◆ Exercise brief ◆
Output exactly the lines from the first line of the records below through the line containing "(b2m) at (332,121.5)", both included, leaving out any pictures.

◆ Records with drawing code ◆
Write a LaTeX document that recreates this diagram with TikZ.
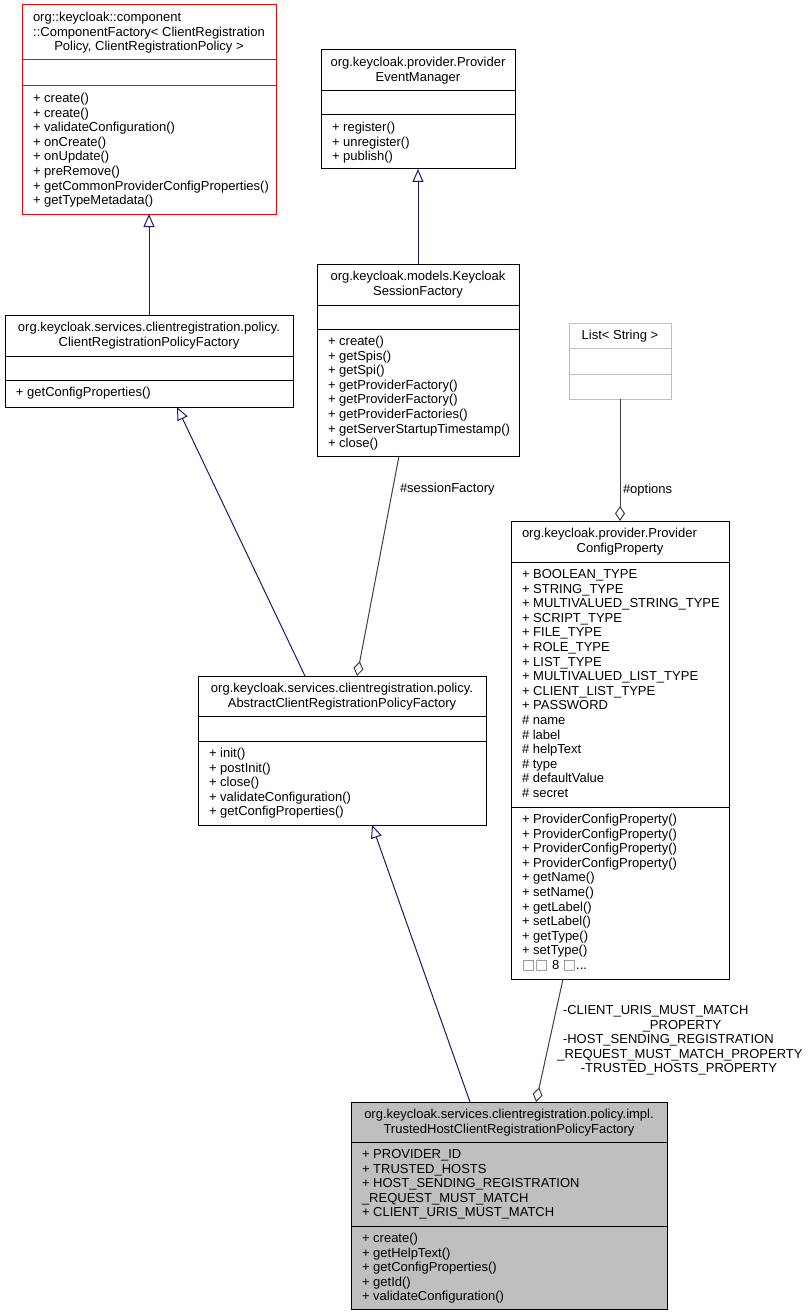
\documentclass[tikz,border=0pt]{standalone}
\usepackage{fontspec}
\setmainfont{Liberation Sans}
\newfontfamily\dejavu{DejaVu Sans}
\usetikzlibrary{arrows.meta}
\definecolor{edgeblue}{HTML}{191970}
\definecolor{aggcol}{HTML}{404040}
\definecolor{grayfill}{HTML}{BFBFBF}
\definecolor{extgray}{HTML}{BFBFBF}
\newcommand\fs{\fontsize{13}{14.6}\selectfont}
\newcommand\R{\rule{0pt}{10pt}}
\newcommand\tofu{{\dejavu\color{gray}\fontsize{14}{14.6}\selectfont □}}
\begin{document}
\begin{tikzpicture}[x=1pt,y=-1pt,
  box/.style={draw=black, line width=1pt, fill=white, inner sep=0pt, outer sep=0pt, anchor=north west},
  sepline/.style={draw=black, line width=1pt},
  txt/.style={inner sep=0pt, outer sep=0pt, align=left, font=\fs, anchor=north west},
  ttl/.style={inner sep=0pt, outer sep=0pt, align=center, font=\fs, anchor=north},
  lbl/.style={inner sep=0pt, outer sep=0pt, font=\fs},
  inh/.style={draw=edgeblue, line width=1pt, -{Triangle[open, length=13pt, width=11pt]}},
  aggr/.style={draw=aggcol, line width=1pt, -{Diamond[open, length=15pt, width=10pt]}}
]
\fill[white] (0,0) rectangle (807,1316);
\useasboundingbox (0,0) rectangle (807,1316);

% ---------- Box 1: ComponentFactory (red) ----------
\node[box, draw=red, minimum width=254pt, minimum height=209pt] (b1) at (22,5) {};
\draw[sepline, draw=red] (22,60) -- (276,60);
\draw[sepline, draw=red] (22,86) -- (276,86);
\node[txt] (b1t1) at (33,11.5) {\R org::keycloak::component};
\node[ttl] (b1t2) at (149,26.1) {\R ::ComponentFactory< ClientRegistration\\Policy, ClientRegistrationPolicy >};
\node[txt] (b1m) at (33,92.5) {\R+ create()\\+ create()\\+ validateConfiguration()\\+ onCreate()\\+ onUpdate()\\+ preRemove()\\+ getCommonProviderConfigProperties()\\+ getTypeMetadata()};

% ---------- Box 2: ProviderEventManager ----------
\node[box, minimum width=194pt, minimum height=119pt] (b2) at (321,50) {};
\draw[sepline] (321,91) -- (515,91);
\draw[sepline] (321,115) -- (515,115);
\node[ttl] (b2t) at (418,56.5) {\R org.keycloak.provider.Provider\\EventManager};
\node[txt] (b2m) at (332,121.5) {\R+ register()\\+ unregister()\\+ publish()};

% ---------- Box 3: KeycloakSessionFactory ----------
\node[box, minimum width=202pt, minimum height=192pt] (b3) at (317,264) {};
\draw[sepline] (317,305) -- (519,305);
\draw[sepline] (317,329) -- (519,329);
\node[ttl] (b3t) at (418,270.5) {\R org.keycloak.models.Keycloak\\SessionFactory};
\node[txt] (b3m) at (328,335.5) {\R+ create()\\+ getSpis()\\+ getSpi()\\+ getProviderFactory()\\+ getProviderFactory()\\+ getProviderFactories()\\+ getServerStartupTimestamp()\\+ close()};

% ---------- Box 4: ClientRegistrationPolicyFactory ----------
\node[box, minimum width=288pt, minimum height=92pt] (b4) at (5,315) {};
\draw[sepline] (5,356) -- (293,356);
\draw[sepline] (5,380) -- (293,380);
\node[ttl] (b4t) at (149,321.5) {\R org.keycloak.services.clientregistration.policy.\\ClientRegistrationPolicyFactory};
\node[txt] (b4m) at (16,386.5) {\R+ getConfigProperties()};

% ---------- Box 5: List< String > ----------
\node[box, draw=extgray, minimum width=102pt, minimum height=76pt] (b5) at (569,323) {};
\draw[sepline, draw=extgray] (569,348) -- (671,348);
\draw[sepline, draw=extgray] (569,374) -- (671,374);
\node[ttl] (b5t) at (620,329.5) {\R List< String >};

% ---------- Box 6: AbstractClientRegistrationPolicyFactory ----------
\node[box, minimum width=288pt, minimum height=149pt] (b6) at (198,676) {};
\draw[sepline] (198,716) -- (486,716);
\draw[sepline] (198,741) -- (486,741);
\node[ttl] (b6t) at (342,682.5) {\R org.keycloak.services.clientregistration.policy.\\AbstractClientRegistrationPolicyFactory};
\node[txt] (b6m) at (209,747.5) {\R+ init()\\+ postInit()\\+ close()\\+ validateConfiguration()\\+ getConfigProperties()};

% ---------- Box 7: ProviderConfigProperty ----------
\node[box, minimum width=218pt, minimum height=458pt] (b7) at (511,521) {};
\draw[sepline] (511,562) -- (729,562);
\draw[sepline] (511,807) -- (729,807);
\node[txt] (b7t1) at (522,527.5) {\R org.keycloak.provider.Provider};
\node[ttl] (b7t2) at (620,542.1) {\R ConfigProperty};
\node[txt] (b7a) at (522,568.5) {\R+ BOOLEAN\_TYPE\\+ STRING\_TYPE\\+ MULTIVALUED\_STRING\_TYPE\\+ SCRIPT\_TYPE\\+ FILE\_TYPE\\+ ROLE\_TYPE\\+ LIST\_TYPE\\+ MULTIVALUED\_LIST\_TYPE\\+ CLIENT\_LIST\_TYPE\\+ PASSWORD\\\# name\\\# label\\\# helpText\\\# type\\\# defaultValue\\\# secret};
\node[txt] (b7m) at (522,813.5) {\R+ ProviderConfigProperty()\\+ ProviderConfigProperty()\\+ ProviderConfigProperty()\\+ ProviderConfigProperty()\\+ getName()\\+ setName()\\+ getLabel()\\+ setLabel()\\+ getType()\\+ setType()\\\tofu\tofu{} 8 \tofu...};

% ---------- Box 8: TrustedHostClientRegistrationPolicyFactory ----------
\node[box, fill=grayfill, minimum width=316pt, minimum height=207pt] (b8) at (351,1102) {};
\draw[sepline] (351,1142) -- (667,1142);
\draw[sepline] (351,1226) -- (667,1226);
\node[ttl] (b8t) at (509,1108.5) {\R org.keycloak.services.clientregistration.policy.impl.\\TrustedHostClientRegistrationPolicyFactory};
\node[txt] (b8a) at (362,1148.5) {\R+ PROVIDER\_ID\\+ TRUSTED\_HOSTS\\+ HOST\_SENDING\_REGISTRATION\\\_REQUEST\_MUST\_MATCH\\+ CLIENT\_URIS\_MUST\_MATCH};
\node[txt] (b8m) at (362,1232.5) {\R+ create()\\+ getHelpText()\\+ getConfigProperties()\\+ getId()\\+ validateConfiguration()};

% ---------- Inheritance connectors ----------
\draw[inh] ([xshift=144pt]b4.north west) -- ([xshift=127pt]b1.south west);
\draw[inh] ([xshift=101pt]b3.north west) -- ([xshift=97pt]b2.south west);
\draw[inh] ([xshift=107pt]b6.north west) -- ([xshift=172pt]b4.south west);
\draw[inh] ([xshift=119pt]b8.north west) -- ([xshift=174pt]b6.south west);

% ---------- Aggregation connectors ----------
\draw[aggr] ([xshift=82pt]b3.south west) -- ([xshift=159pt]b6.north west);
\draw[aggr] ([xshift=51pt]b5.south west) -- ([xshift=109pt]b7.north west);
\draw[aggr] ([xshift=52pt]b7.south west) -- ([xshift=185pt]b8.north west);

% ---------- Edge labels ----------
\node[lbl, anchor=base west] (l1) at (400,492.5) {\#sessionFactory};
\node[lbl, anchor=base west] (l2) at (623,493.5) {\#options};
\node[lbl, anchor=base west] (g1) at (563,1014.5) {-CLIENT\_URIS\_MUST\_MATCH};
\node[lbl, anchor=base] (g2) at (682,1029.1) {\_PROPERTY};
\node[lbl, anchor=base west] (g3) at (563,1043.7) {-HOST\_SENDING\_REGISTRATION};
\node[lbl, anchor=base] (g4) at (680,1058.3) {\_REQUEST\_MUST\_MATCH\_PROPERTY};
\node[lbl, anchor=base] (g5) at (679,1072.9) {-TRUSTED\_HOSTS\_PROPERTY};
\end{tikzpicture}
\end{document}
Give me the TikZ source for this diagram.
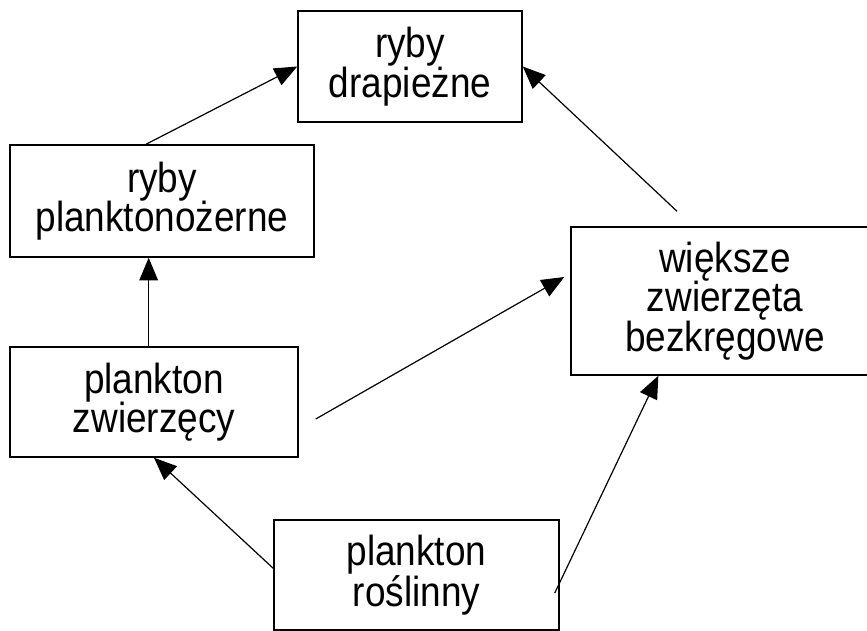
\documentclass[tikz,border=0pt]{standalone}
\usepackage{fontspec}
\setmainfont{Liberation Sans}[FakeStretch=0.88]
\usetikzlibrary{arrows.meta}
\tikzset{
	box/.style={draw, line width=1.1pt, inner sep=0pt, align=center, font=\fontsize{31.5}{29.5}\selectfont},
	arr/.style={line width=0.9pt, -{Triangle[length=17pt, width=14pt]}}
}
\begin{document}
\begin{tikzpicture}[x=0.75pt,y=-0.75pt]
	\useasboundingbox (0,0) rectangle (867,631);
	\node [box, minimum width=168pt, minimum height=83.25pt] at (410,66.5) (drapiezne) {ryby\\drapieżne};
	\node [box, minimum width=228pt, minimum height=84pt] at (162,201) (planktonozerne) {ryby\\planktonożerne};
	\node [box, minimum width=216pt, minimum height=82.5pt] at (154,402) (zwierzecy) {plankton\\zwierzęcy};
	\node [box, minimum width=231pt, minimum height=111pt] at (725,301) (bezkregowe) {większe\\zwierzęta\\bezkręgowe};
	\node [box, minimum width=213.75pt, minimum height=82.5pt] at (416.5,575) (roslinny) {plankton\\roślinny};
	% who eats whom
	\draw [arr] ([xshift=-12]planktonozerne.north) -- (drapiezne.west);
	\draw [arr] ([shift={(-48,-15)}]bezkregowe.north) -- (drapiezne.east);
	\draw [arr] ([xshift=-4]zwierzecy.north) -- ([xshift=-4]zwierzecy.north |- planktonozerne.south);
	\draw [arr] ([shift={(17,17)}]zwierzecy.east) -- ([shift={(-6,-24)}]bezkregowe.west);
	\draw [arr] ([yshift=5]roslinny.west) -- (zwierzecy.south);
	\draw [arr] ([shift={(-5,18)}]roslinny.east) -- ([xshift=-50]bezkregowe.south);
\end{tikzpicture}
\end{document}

◆ Task output ◆
Write a LaTeX document that recreates this diagram with TikZ.
\documentclass[tikz,border=0pt]{standalone}
\usepackage{fontspec}
\setmainfont{Liberation Sans}
\newfontfamily\dejavu{DejaVu Sans}
\usetikzlibrary{arrows.meta}
\definecolor{edgeblue}{HTML}{191970}
\definecolor{aggcol}{HTML}{404040}
\definecolor{grayfill}{HTML}{BFBFBF}
\definecolor{extgray}{HTML}{BFBFBF}
\newcommand\fs{\fontsize{13}{14.6}\selectfont}
\newcommand\R{\rule{0pt}{10pt}}
\newcommand\tofu{{\dejavu\color{gray}\fontsize{14}{14.6}\selectfont □}}
\begin{document}
\begin{tikzpicture}[x=1pt,y=-1pt,
  box/.style={draw=black, line width=1pt, fill=white, inner sep=0pt, outer sep=0pt, anchor=north west},
  sepline/.style={draw=black, line width=1pt},
  txt/.style={inner sep=0pt, outer sep=0pt, align=left, font=\fs, anchor=north west},
  ttl/.style={inner sep=0pt, outer sep=0pt, align=center, font=\fs, anchor=north},
  lbl/.style={inner sep=0pt, outer sep=0pt, font=\fs},
  inh/.style={draw=edgeblue, line width=1pt, -{Triangle[open, length=13pt, width=11pt]}},
  aggr/.style={draw=aggcol, line width=1pt, -{Diamond[open, length=15pt, width=10pt]}}
]
\fill[white] (0,0) rectangle (807,1316);
\useasboundingbox (0,0) rectangle (807,1316);

% ---------- Box 1: ComponentFactory (red) ----------
\node[box, draw=red, minimum width=254pt, minimum height=209pt] (b1) at (22,5) {};
\draw[sepline, draw=red] (22,60) -- (276,60);
\draw[sepline, draw=red] (22,86) -- (276,86);
\node[txt] (b1t1) at (33,11.5) {\R org::keycloak::component};
\node[ttl] (b1t2) at (149,26.1) {\R ::ComponentFactory< ClientRegistration\\Policy, ClientRegistrationPolicy >};
\node[txt] (b1m) at (33,92.5) {\R+ create()\\+ create()\\+ validateConfiguration()\\+ onCreate()\\+ onUpdate()\\+ preRemove()\\+ getCommonProviderConfigProperties()\\+ getTypeMetadata()};

% ---------- Box 2: ProviderEventManager ----------
\node[box, minimum width=194pt, minimum height=119pt] (b2) at (321,50) {};
\draw[sepline] (321,91) -- (515,91);
\draw[sepline] (321,115) -- (515,115);
\node[ttl] (b2t) at (418,56.5) {\R org.keycloak.provider.Provider\\EventManager};
\node[txt] (b2m) at (332,121.5) {\R+ register()\\+ unregister()\\+ publish()};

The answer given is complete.